_STATED EXERCISE_
Transcribe the listing exactly, leaving out every picture.
####
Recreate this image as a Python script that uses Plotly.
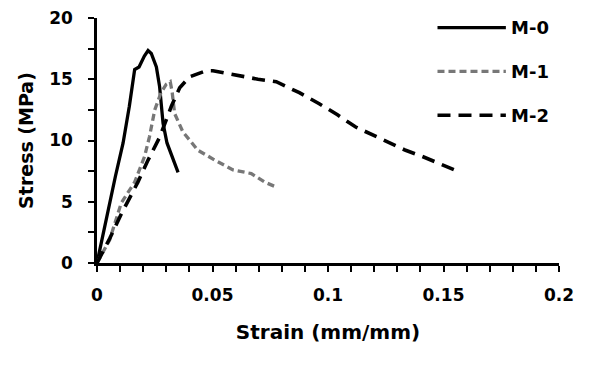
import plotly.graph_objects as go

# M-0 (solid black)
m0_strain = [0.0, 0.0040, 0.0080, 0.0113, 0.0140, 0.0163, 0.0182, 0.0205, 0.0221, 0.0235, 0.0257, 0.0271, 0.0286, 0.0303, 0.0329, 0.0351]
m0_stress = [0.0, 3.6, 7.1, 9.8, 12.8, 15.8, 16.0, 16.9, 17.35, 17.1, 16.0, 14.4, 11.4, 9.8, 8.4, 7.4]

# M-1 (grey short dash)
m1_strain = [0.0, 0.0055, 0.0105, 0.0163, 0.0206, 0.0227, 0.0250, 0.0277, 0.0300, 0.0317, 0.0325, 0.0336, 0.0372, 0.0437, 0.0510, 0.0589, 0.0668, 0.0726, 0.0776]
m1_stress = [0.0, 1.9, 4.9, 6.6, 8.7, 10.3, 12.5, 13.9, 14.6, 14.8, 14.0, 12.2, 10.7, 9.2, 8.4, 7.6, 7.3, 6.6, 6.2]

# M-2 (black long dash)
m2_strain = [0.0, 0.0055, 0.0105, 0.0177, 0.0221, 0.0272, 0.0322, 0.0358, 0.0401, 0.0473, 0.0502, 0.0582, 0.0697, 0.0776, 0.0876, 0.0962, 0.1041, 0.1120, 0.1192, 0.1264, 0.1336, 0.1408, 0.1480, 0.1567]
m2_stress = [0.0, 2.0, 4.0, 6.6, 8.4, 10.3, 12.8, 14.3, 15.2, 15.7, 15.7, 15.4, 15.0, 14.8, 13.9, 13.0, 12.1, 11.1, 10.45, 9.8, 9.2, 8.7, 8.1, 7.45]

x_ticks = [0, 0.05, 0.1, 0.15, 0.2]
x_tick_labels = ["0", "0.05", "0.1", "0.15", "0.2"]
y_ticks = [0, 5, 10, 15, 20]
y_tick_labels = ["0", "5", "10", "15", "20"]

series_names = ["M-0", "M-1", "M-2"]
styles = [
    dict(color="#000000", width=3.3, dash="solid"),
    dict(color="#777777", width=3.3, dash="7px,4px"),
    dict(color="#000000", width=3.6, dash="13px,8px"),
]

FONT = "DejaVu Sans, sans-serif"

fig = go.Figure()
for name, xs, ys, st in zip(series_names,
                            [m0_strain, m1_strain, m2_strain],
                            [m0_stress, m1_stress, m2_stress], styles):
    fig.add_trace(go.Scatter(x=xs, y=ys, mode="lines", name=name,
                             line=dict(color=st["color"], width=st["width"], dash=st["dash"]),
                             showlegend=False))

# Legend drawn manually (long Excel-style sample lines)
leg_y = [0.961, 0.782, 0.603]
for name, st, yy in zip(series_names, styles, leg_y):
    fig.add_shape(type="line", xref="paper", yref="paper",
                  x0=0.737, x1=0.885, y0=yy, y1=yy,
                  line=dict(color=st["color"], width=st["width"], dash=st["dash"]))
    fig.add_annotation(x=0.891, y=yy, xref="paper", yref="paper", text="<b>%s</b>" % name,
                       showarrow=False, xanchor="left", yanchor="middle",
                       font=dict(family=FONT, size=18, color="#000000"))

axis_common = dict(
    showgrid=False, zeroline=False, showline=True, linecolor="#000000", linewidth=2.5,
    ticks="outside", ticklen=6, tickwidth=2, tickcolor="#000000",
    tickfont=dict(family=FONT, size=17, color="#000000"),
    automargin=False, ticklabeloverflow="allow",
)

fig.update_layout(
    width=593, height=358,
    margin=dict(l=89, r=42, t=10, b=103),
    paper_bgcolor="white", plot_bgcolor="white",
    xaxis=dict(range=[0, 0.2], tickvals=x_ticks, ticktext=["<b>%s</b>" % t for t in x_tick_labels],
               minor=dict(dtick=0.01, ticks="outside", ticklen=6, tickwidth=2, tickcolor="#000000"),
               ticklabelstandoff=9,
               title=dict(text="<b>Strain (mm/mm)</b>", font=dict(family=FONT, size=20, color="#000000"), standoff=21),
               **axis_common),
    yaxis=dict(range=[0, 20], tickvals=y_ticks, ticktext=["<b>%s</b>" % t for t in y_tick_labels],
               minor=dict(dtick=2.5, ticks="outside", ticklen=6, tickwidth=2, tickcolor="#000000"),
               ticklabelstandoff=12,
               title=dict(text="<b>Stress (MPa)</b>", font=dict(family=FONT, size=19, color="#000000"), standoff=11),
               **axis_common),
)

fig.write_html("out.html")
####
_EXERCISE SOLUTION_
Recreate this image as a Python script that uses Plotly.
import plotly.graph_objects as go

# M-0 (solid black)
m0_strain = [0.0, 0.0040, 0.0080, 0.0113, 0.0140, 0.0163, 0.0182, 0.0205, 0.0221, 0.0235, 0.0257, 0.0271, 0.0286, 0.0303, 0.0329, 0.0351]
m0_stress = [0.0, 3.6, 7.1, 9.8, 12.8, 15.8, 16.0, 16.9, 17.35, 17.1, 16.0, 14.4, 11.4, 9.8, 8.4, 7.4]

# M-1 (grey short dash)
m1_strain = [0.0, 0.0055, 0.0105, 0.0163, 0.0206, 0.0227, 0.0250, 0.0277, 0.0300, 0.0317, 0.0325, 0.0336, 0.0372, 0.0437, 0.0510, 0.0589, 0.0668, 0.0726, 0.0776]
m1_stress = [0.0, 1.9, 4.9, 6.6, 8.7, 10.3, 12.5, 13.9, 14.6, 14.8, 14.0, 12.2, 10.7, 9.2, 8.4, 7.6, 7.3, 6.6, 6.2]

# M-2 (black long dash)
m2_strain = [0.0, 0.0055, 0.0105, 0.0177, 0.0221, 0.0272, 0.0322, 0.0358, 0.0401, 0.0473, 0.0502, 0.0582, 0.0697, 0.0776, 0.0876, 0.0962, 0.1041, 0.1120, 0.1192, 0.1264, 0.1336, 0.1408, 0.1480, 0.1567]
m2_stress = [0.0, 2.0, 4.0, 6.6, 8.4, 10.3, 12.8, 14.3, 15.2, 15.7, 15.7, 15.4, 15.0, 14.8, 13.9, 13.0, 12.1, 11.1, 10.45, 9.8, 9.2, 8.7, 8.1, 7.45]

x_ticks = [0, 0.05, 0.1, 0.15, 0.2]
x_tick_labels = ["0", "0.05", "0.1", "0.15", "0.2"]
y_ticks = [0, 5, 10, 15, 20]
y_tick_labels = ["0", "5", "10", "15", "20"]

series_names = ["M-0", "M-1", "M-2"]
styles = [
    dict(color="#000000", width=3.3, dash="solid"),
    dict(color="#777777", width=3.3, dash="7px,4px"),
    dict(color="#000000", width=3.6, dash="13px,8px"),
]

FONT = "DejaVu Sans, sans-serif"

fig = go.Figure()
for name, xs, ys, st in zip(series_names,
                            [m0_strain, m1_strain, m2_strain],
                            [m0_stress, m1_stress, m2_stress], styles):
    fig.add_trace(go.Scatter(x=xs, y=ys, mode="lines", name=name,
                             line=dict(color=st["color"], width=st["width"], dash=st["dash"]),
                             showlegend=False))

# Legend drawn manually (long Excel-style sample lines)
leg_y = [0.961, 0.782, 0.603]
for name, st, yy in zip(series_names, styles, leg_y):
    fig.add_shape(type="line", xref="paper", yref="paper",
                  x0=0.737, x1=0.885, y0=yy, y1=yy,
                  line=dict(color=st["color"], width=st["width"], dash=st["dash"]))
    fig.add_annotation(x=0.891, y=yy, xref="paper", yref="paper", text="<b>%s</b>" % name,
                       showarrow=False, xanchor="left", yanchor="middle",
                       font=dict(family=FONT, size=18, color="#000000"))

axis_common = dict(
    showgrid=False, zeroline=False, showline=True, linecolor="#000000", linewidth=2.5,
    ticks="outside", ticklen=6, tickwidth=2, tickcolor="#000000",
    tickfont=dict(family=FONT, size=17, color="#000000"),
    automargin=False, ticklabeloverflow="allow",
)

fig.update_layout(
    width=593, height=358,
    margin=dict(l=89, r=42, t=10, b=103),
    paper_bgcolor="white", plot_bgcolor="white",
    xaxis=dict(range=[0, 0.2], tickvals=x_ticks, ticktext=["<b>%s</b>" % t for t in x_tick_labels],
               minor=dict(dtick=0.01, ticks="outside", ticklen=6, tickwidth=2, tickcolor="#000000"),
               ticklabelstandoff=9,
               title=dict(text="<b>Strain (mm/mm)</b>", font=dict(family=FONT, size=20, color="#000000"), standoff=21),
               **axis_common),
    yaxis=dict(range=[0, 20], tickvals=y_ticks, ticktext=["<b>%s</b>" % t for t in y_tick_labels],
               minor=dict(dtick=2.5, ticks="outside", ticklen=6, tickwidth=2, tickcolor="#000000"),
               ticklabelstandoff=12,
               title=dict(text="<b>Stress (MPa)</b>", font=dict(family=FONT, size=19, color="#000000"), standoff=11),
               **axis_common),
)

fig.write_html("out.html")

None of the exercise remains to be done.